**Exercise instructions:** Retype only what runs from the first line of the listing to the line holding "PRESSURE_HPA = [850, 700, 600, 500, 400, 300, 250, 200, 150]", both included. Do not retype the pictures.

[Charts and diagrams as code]
+ + + + +
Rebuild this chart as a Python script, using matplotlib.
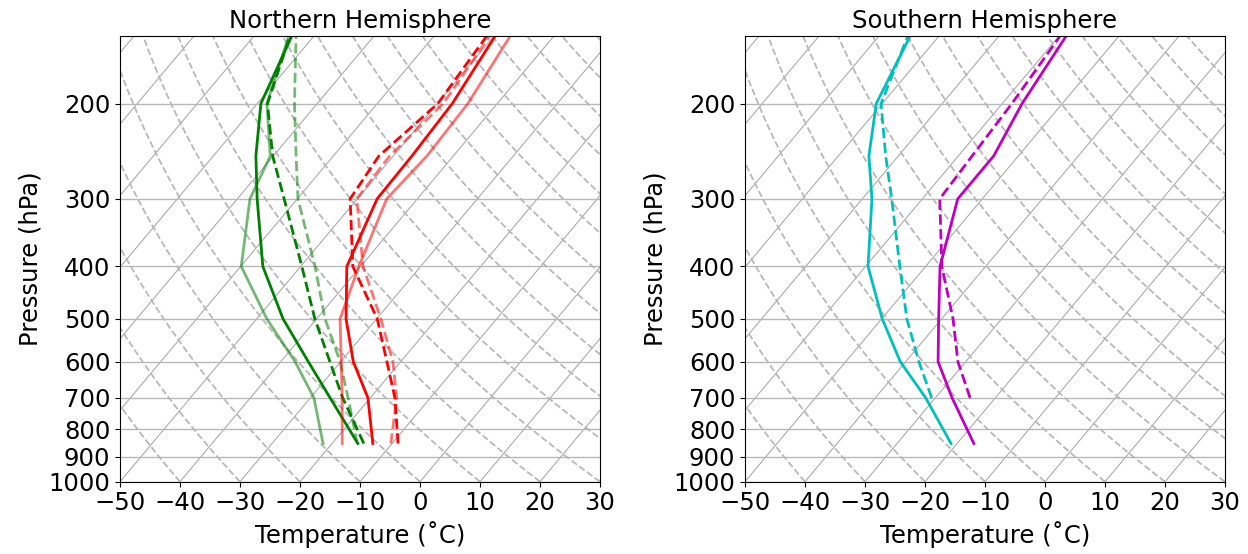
import numpy as np
import matplotlib
matplotlib.use("Agg")
import matplotlib.pyplot as plt
from matplotlib.ticker import FixedLocator, NullLocator


# pressure levels (hPa), bottom to top
PRESSURE_HPA = [850, 700, 600, 500, 400, 300, 250, 200, 150]

# Northern Hemisphere profiles (degC)
NH_GREEN_SOLID = [-15.7, -26.7, -35.4, -45.6, -56.3, -66.7, -72.9, -79.4, -83.7]
NH_GREEN_DASHED = [-14.7, -24.6, -31.8, -40.3, -49.8, -62.2, -70.1, -78.3, -84.0]
NH_LIGHTGREEN_SOLID = [-21.5, -29.4, -37.6, -48.3, -59.9, -67.9, -70.5, -78.4, -84.2]
NH_LIGHTGREEN_DASHED = [-15.8, -23.7, -30.1, -38.6, -47.6, -59.9, -66.2, -73.8, -83.0]
NH_RED_SOLID = [-13.2, -20.4, -27.9, -35.1, -42.3, -46.7, -46.9, -47.5, -49.8]
NH_RED_DASHED = [-9.0, -15.9, -22.3, -29.9, -41.3, -51.2, -52.4, -49.9, -51.2]
NH_LIGHTRED_SOLID = [-18.3, -24.7, -29.9, -36.1, -40.3, -45.1, -44.4, -44.9, -47.3]
NH_LIGHTRED_DASHED = [-10.2, -15.6, -21.3, -29.3, -39.6, -50.1, -50.6, -49.0, -50.7]

# Southern Hemisphere profiles (degC); dashed ones start at 700 hPa
SH_CYAN_SOLID = [-21.0, -31.6, -40.9, -49.9, -59.6, -68.4, -74.9, -81.0, -84.8]
SH_CYAN_DASHED = [-30.6, -37.8, -45.8, -54.3, -65.1, -72.1, -80.2, -85.2]
SH_MAGENTA_SOLID = [-17.2, -27.2, -34.6, -40.5, -47.6, -54.1, -54.1, -56.7, -58.8]
SH_MAGENTA_DASHED = [-24.2, -31.3, -38.1, -47.3, -57.1, -57.7, -58.4, -59.8]

ISOTHERMS = np.arange(-130, 40, 10)
DRY_ADIABATS = np.arange(-50, 200, 10)
Y_TICKS = [200, 300, 400, 500, 600, 700, 800, 900, 1000]

P_BOTTOM, P_TOP = 1000, 150
T_MIN, T_MAX = -50, 30
ROTATION = 40
FS = 17.5


def make_skew(ax, fig):
    bbox = ax.get_window_extent(fig.canvas.get_renderer())
    px_per_decade = bbox.height / np.log10(P_BOTTOM / P_TOP)
    px_per_degree = bbox.width / (T_MAX - T_MIN)
    c = np.tan(np.radians(ROTATION)) * px_per_decade / px_per_degree

    def skew(t, p):
        return np.asarray(t, dtype=float) + c * np.log10(P_BOTTOM / np.asarray(p, dtype=float))

    return skew


def setup_axes(ax, fig, title):
    ax.set_yscale("log")
    ax.set_ylim(P_BOTTOM, P_TOP)
    ax.set_xlim(T_MIN, T_MAX)
    ax.yaxis.set_major_locator(FixedLocator(Y_TICKS))
    ax.yaxis.set_minor_locator(NullLocator())
    ax.set_yticklabels([str(v) for v in Y_TICKS])
    ax.set_xticks(np.arange(T_MIN, T_MAX + 1, 10))
    ax.tick_params(labelsize=FS)
    ax.grid(axis="y", color="#b8b8b8", linewidth=1.0)
    ax.set_title(title, fontsize=FS)
    ax.set_xlabel("Temperature (˚C)", fontsize=FS)
    ax.set_ylabel("Pressure (hPa)", fontsize=FS)

    skew = make_skew(ax, fig)
    p_line = np.array([P_BOTTOM, P_TOP])
    for t0 in ISOTHERMS:
        ax.plot(skew([t0, t0], p_line), p_line, color="#a6a6a6", linewidth=0.75, zorder=1)
    p_curve = np.linspace(P_BOTTOM, P_TOP, 120)
    for th in DRY_ADIABATS:
        t = (th + 273.15) * (p_curve / 1000.0) ** 0.2857 - 273.15
        ax.plot(skew(t, p_curve), p_curve, color="#b8b8b8", linestyle="--",
                linewidth=1.3, zorder=1)
    return skew


def main():
    fig = plt.figure(figsize=(12.48, 5.54), dpi=100)
    fig.patch.set_facecolor("white")
    ax1 = fig.add_axes([120 / 1248, 72.3 / 554, 480 / 1248, 445.7 / 554])
    ax2 = fig.add_axes([745 / 1248, 72.3 / 554, 480 / 1248, 445.7 / 554])

    p = np.array(PRESSURE_HPA)
    lw = 2.0

    skew = setup_axes(ax1, fig, "Northern Hemisphere")
    ax1.plot(skew(NH_LIGHTGREEN_SOLID, p), p, color="g", alpha=0.55, lw=lw)
    ax1.plot(skew(NH_LIGHTGREEN_DASHED, p), p, color="g", alpha=0.55, lw=lw, ls="--")
    ax1.plot(skew(NH_GREEN_SOLID, p), p, color="g", lw=lw)
    ax1.plot(skew(NH_GREEN_DASHED, p), p, color="g", lw=lw, ls="--")
    ax1.plot(skew(NH_LIGHTRED_SOLID, p), p, color="r", alpha=0.55, lw=lw)
    ax1.plot(skew(NH_LIGHTRED_DASHED, p), p, color="r", alpha=0.55, lw=lw, ls="--")
    ax1.plot(skew(NH_RED_SOLID, p), p, color="r", lw=lw)
    ax1.plot(skew(NH_RED_DASHED, p), p, color="r", lw=lw, ls="--")

    skew = setup_axes(ax2, fig, "Southern Hemisphere")
    ax2.plot(skew(SH_CYAN_SOLID, p), p, color="c", lw=lw)
    ax2.plot(skew(SH_CYAN_DASHED, p[1:]), p[1:], color="c", lw=lw, ls="--")
    ax2.plot(skew(SH_MAGENTA_SOLID, p), p, color="m", lw=lw)
    ax2.plot(skew(SH_MAGENTA_DASHED, p[1:]), p[1:], color="m", lw=lw, ls="--")

    fig.savefig("out.png", dpi=100)
    plt.close(fig)


if __name__ == "__main__":
    main()
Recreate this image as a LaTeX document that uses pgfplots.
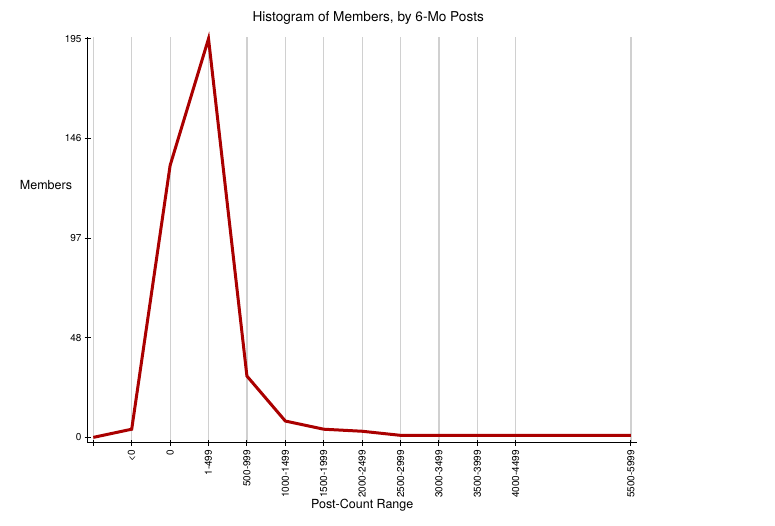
\documentclass[border=0pt]{standalone}
\usepackage{fontspec}
\setmainfont{TeX Gyre Heros}
\usepackage{pgfplots}
\pgfplotsset{compat=1.18}
\definecolor{linered}{RGB}{170,0,0}
\definecolor{gridgray}{RGB}{208,208,208}
\begin{document}
\begin{tikzpicture}
\path[use as bounding box] (0,0) rectangle (775pt,525pt);
\begin{axis}[
    at={(87.7pt,82.3pt)}, anchor=south west,
    scale only axis, width=549pt, height=406pt,
    xmin=-0.146, xmax=14.15,
    ymin=-2.6, ymax=196,
    axis lines=left,
    axis line style={-, black, line width=1pt},
    xtick={0,1,2,3,4,5,6,7,8,9,10,11,14},
    xticklabels={,<0,0,1-499,500-999,1000-1499,1500-1999,2000-2499,2500-2999,3000-3499,3500-3999,4000-4499,5500-5999},
    ytick={0,48.75,97.5,146.25,195},
    yticklabels={0,48,97,146,195},
    tick align=center, major tick length=6pt,
    tick style={black, line width=1pt},
    xmajorgrids=true,
    grid style={gridgray, line width=1.2pt},
    ticklabel style={font=\fontsize{10}{12}\selectfont},
    xticklabel style={rotate=90, anchor=east, inner sep=1pt},
    xticklabel shift=3pt,
    yticklabel style={inner sep=1pt},
    yticklabel shift=2pt,
    title={Histogram of Members, by 6-Mo Posts},
    title style={at={(axis description cs:0.511,1)}, anchor=base, yshift=9.5pt,
        font=\fontsize{13.6}{16}\selectfont},
    xlabel={Post-Count Range},
    xlabel style={at={(axis description cs:0.5,0)}, anchor=base, yshift=-66pt,
        font=\fontsize{12.5}{15}\selectfont},
    ylabel={Members},
    ylabel style={at={(axis description cs:-0.076,0.635)}, anchor=center, rotate=-90,
        font=\fontsize{12.5}{15}\selectfont},
    clip=false,
]
\addplot[color=linered, line width=3pt] coordinates {
    (0,0)(1,4)(2,133)(3,195)(4,30)(5,8)(6,4)(7,3)(8,1)(9,1)(10,1)(11,1)(12,1)(13,1)(14,1)
};
\end{axis}
\end{tikzpicture}
\end{document}
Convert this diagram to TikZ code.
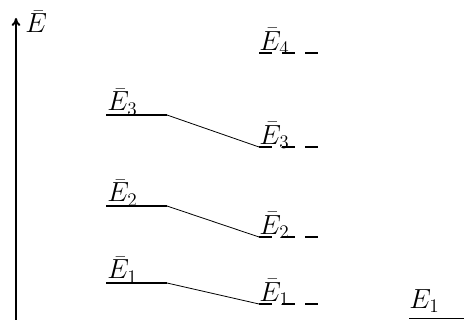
\documentclass[tikz,border=0pt]{standalone}
\usetikzlibrary{arrows.meta}
\begin{document}
\begin{tikzpicture}[x=0.75pt,y=-0.75pt,
  font=\fontsize{20.74}{25}\selectfont,
  axisline/.style={line width=1.5pt,-{To[length=6pt,width=6.5pt]}},
  levelline/.style={line width=1.5pt},
  shiftline/.style={line width=1.5pt,dash pattern=on 9.75pt off 7.5pt},
  linkline/.style={line width=0.6pt},
  freeline/.style={line width=0.6pt},
  lbl/.style={anchor=base west,inner sep=0pt}]
\useasboundingbox (0,0) rectangle (464,320);

% energy axis
\coordinate (ax0) at (16,322);
\coordinate (ax1) at (16,18);
\draw[axisline] (ax0) -- (ax1);
\node[lbl] (axlbl) at (25,33) {$\bar{E}$};

% unperturbed levels (left column)
\foreach \k/\y in {3/115,2/206,1/283}{
  \coordinate (L\k a) at (106,\y);
  \coordinate (L\k b) at (167,\y);
  \draw[levelline] (L\k a) -- (L\k b);
  \node[lbl] (Llbl\k) at (107,\y-4) {$\bar{E}_{\k}$};
}

% shifted levels (right column)
\foreach \k/\y in {4/53,3/147,2/237,1/304}{
  \coordinate (R\k a) at (259,\y);
  \coordinate (R\k b) at (318,\y);
  \draw[shiftline] (R\k a) -- (R\k b);
  \node[lbl] (Rlbl\k) at (259,\y-2.5) {$\bar{E}_{\k}$};
}

% correspondence between the two columns
\foreach \k in {1,2,3}{
  \draw[linkline] (L\k b) -- (R\k a);
}

% bare level
\node[lbl] (F1) at (409,308.5) {$E_1$};
\coordinate (F1a) at (409,318.5);
\coordinate (F1b) at (464,318.5);
\draw[freeline] (F1a) -- (F1b);
\end{tikzpicture}
\end{document}
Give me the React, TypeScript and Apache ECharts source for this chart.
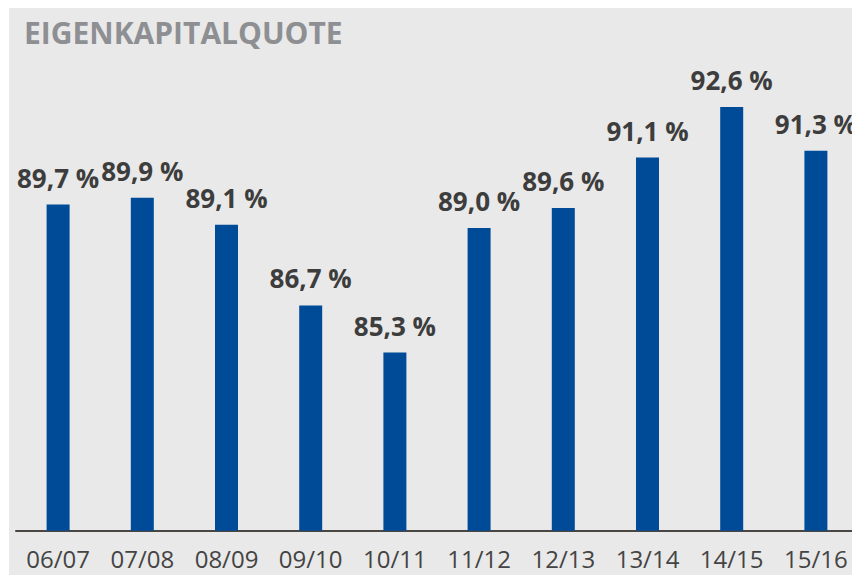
+ + + + +
**Task result:**
Rebuild this chart as a Python script, using matplotlib.
import numpy as np
import matplotlib
matplotlib.use("Agg")
import matplotlib.pyplot as plt
from matplotlib.ticker import FixedLocator, NullLocator


# pressure levels (hPa), bottom to top
PRESSURE_HPA = [850, 700, 600, 500, 400, 300, 250, 200, 150]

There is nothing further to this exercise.